-- WORK TO COMPLETE --
Starting at the first line of the listing below, repeat each line exactly until the line containing "from matplotlib.ticker import", which you include. Leave out pictures.

* Start *

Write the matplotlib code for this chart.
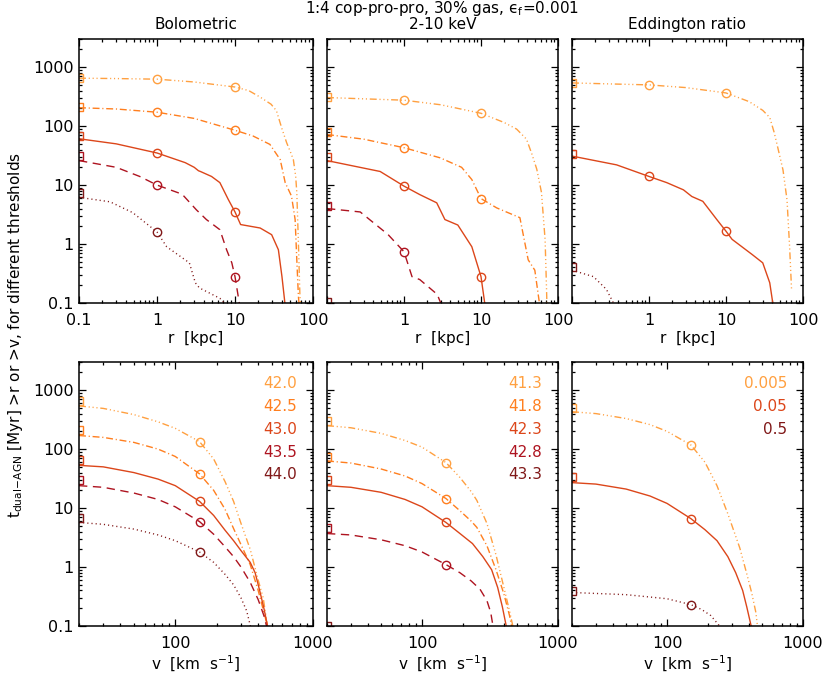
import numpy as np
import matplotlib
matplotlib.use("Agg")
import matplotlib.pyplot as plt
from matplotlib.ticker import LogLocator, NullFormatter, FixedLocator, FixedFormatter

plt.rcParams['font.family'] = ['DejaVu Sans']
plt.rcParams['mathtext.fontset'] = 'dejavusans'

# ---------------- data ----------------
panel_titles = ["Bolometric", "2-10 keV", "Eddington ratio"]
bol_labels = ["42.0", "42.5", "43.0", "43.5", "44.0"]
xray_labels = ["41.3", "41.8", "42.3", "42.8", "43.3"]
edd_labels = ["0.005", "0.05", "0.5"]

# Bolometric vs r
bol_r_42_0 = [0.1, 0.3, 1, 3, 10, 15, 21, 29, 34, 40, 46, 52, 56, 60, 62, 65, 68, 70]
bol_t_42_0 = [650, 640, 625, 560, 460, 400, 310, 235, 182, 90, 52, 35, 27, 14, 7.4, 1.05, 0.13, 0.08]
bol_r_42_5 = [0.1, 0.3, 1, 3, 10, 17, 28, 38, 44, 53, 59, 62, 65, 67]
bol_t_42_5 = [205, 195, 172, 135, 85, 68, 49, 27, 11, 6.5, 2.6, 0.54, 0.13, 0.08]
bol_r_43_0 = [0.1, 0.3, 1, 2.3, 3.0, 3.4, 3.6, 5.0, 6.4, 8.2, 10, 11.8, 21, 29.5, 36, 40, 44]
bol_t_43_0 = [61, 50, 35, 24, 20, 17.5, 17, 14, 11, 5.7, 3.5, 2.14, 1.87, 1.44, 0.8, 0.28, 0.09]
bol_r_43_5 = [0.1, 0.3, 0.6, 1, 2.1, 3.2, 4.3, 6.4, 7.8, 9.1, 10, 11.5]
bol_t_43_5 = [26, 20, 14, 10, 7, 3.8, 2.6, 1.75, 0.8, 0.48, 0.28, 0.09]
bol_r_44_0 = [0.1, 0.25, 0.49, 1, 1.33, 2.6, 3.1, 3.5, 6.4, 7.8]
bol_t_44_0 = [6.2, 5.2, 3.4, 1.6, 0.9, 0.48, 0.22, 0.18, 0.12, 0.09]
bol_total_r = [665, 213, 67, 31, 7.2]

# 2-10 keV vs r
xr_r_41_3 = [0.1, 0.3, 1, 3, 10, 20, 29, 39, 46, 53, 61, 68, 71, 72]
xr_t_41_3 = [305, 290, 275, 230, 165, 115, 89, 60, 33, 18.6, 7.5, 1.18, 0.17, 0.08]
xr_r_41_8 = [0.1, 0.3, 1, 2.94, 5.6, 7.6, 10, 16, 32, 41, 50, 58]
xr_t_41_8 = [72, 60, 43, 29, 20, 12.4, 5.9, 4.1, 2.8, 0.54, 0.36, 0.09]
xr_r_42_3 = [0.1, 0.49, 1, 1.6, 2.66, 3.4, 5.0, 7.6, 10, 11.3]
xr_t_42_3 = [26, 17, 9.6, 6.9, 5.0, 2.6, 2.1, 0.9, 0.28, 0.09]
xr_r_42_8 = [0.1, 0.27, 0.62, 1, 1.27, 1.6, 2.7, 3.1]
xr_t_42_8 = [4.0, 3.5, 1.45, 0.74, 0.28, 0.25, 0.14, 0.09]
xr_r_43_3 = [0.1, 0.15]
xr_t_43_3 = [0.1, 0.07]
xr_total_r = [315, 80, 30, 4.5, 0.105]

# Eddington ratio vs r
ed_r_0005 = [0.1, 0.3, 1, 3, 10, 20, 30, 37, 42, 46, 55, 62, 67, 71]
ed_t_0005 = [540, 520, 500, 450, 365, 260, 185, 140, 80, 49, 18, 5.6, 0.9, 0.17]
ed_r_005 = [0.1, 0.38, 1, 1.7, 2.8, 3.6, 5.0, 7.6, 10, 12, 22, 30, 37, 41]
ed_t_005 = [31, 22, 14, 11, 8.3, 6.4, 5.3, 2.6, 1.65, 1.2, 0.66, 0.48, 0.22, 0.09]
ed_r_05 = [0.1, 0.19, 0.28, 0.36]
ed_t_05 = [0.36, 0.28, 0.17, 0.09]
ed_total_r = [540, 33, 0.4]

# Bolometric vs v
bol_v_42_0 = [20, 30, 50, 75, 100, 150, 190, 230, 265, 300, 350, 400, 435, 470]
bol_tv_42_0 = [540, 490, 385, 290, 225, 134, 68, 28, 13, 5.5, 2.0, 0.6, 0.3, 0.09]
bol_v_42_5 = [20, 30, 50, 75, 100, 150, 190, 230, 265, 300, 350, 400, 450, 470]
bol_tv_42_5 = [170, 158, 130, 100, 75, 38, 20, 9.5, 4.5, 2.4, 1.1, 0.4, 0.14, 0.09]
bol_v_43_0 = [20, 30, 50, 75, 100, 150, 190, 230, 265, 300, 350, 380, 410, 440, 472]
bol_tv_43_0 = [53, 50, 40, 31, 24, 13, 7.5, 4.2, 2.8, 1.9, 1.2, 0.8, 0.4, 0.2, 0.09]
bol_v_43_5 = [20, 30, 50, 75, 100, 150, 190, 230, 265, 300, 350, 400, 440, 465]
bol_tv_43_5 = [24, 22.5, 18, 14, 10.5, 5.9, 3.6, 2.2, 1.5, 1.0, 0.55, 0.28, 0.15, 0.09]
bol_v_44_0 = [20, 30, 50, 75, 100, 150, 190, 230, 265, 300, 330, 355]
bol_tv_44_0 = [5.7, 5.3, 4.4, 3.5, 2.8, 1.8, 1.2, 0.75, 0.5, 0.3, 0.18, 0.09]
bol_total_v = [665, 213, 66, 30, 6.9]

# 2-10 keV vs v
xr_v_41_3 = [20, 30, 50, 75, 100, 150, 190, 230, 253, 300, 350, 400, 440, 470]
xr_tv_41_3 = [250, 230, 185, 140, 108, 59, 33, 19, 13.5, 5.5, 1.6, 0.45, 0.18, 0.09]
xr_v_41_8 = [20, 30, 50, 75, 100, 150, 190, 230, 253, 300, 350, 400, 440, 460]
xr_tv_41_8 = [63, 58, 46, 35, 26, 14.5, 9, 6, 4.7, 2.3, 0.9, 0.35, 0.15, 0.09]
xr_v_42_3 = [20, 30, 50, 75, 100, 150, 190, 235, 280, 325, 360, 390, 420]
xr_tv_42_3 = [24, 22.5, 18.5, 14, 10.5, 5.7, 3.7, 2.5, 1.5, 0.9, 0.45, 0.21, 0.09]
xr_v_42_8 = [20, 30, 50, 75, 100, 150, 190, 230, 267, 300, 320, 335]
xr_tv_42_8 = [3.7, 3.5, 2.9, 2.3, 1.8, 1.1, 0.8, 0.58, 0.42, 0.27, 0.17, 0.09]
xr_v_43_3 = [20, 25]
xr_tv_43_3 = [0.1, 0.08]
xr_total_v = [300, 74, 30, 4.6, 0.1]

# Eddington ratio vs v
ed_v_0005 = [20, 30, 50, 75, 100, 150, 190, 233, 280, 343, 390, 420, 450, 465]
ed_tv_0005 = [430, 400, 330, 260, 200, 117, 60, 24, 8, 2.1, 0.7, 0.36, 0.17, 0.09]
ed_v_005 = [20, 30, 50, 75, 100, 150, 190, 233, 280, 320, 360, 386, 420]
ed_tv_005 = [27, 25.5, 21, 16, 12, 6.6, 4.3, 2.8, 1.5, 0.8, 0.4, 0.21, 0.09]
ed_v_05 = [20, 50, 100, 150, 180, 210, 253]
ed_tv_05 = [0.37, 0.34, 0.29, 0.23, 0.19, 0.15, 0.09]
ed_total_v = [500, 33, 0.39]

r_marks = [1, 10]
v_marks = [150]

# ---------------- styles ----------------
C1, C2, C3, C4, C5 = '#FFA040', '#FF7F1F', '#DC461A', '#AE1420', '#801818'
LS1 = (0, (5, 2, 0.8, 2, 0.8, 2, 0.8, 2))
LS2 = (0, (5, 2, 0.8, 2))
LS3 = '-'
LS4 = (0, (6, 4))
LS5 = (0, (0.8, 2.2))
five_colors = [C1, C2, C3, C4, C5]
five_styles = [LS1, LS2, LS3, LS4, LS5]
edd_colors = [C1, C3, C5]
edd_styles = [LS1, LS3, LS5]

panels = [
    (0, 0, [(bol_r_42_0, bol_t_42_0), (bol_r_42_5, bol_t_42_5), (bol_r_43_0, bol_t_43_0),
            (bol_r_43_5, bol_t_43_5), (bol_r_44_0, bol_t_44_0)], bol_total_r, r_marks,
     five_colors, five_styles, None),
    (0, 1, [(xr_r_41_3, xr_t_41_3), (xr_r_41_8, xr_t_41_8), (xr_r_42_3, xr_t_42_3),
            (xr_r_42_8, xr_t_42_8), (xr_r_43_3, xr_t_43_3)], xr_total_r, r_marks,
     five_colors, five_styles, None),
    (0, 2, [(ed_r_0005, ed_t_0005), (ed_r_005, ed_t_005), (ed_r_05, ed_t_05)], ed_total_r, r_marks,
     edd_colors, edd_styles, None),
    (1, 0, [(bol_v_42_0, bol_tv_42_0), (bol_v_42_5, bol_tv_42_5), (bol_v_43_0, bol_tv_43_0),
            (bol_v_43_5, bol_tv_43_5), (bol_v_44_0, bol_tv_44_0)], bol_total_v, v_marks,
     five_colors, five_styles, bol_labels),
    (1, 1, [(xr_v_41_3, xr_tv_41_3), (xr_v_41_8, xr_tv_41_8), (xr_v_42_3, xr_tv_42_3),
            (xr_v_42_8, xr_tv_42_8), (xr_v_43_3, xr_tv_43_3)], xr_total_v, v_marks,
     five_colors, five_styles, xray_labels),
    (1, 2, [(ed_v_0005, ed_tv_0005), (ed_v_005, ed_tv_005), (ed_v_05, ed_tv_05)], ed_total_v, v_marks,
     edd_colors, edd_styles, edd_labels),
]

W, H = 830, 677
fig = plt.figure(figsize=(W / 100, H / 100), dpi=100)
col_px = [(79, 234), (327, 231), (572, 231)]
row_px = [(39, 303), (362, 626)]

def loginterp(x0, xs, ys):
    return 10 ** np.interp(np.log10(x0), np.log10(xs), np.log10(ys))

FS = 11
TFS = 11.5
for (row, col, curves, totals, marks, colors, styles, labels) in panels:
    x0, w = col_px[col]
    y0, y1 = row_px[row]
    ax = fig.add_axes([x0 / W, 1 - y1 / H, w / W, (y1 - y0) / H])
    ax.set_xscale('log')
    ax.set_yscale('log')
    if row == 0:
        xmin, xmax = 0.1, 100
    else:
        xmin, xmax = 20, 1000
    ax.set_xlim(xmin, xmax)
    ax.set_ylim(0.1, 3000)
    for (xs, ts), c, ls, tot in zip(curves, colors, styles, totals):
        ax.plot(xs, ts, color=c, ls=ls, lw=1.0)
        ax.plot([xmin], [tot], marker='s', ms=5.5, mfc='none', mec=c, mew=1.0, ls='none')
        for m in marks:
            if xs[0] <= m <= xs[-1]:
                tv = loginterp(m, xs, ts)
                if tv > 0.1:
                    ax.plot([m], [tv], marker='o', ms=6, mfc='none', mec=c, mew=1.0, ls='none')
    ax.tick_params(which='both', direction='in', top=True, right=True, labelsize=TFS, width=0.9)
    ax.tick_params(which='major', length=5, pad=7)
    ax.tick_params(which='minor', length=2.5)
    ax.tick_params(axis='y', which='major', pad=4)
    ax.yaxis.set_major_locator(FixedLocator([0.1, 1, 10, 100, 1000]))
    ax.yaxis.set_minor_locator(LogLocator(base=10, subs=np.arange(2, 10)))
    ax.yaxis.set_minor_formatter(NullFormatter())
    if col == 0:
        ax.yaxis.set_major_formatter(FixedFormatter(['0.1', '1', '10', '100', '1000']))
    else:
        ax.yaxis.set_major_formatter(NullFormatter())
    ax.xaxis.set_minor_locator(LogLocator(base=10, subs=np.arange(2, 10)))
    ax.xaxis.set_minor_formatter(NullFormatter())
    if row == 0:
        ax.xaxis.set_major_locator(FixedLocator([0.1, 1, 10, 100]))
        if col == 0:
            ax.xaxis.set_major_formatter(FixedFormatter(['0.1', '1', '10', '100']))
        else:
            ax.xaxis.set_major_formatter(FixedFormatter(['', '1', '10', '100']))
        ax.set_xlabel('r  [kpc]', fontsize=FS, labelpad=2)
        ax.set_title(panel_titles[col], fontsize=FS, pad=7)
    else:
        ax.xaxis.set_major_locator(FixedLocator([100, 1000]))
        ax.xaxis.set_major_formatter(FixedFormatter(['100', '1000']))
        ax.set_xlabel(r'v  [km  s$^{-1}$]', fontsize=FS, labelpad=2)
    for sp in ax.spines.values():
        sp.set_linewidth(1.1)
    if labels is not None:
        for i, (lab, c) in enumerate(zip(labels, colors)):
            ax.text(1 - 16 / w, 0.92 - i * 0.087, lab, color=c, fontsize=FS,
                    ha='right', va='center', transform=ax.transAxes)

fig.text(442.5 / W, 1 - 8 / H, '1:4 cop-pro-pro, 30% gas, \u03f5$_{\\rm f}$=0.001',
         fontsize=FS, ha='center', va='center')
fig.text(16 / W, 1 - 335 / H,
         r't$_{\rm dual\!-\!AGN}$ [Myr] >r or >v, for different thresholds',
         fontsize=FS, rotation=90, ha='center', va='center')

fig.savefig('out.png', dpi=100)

* End *

-- ANSWER TO THIS EXERCISE --
Write the matplotlib code for this chart.
import numpy as np
import matplotlib
matplotlib.use("Agg")
import matplotlib.pyplot as plt
from matplotlib.ticker import LogLocator, NullFormatter, FixedLocator, FixedFormatter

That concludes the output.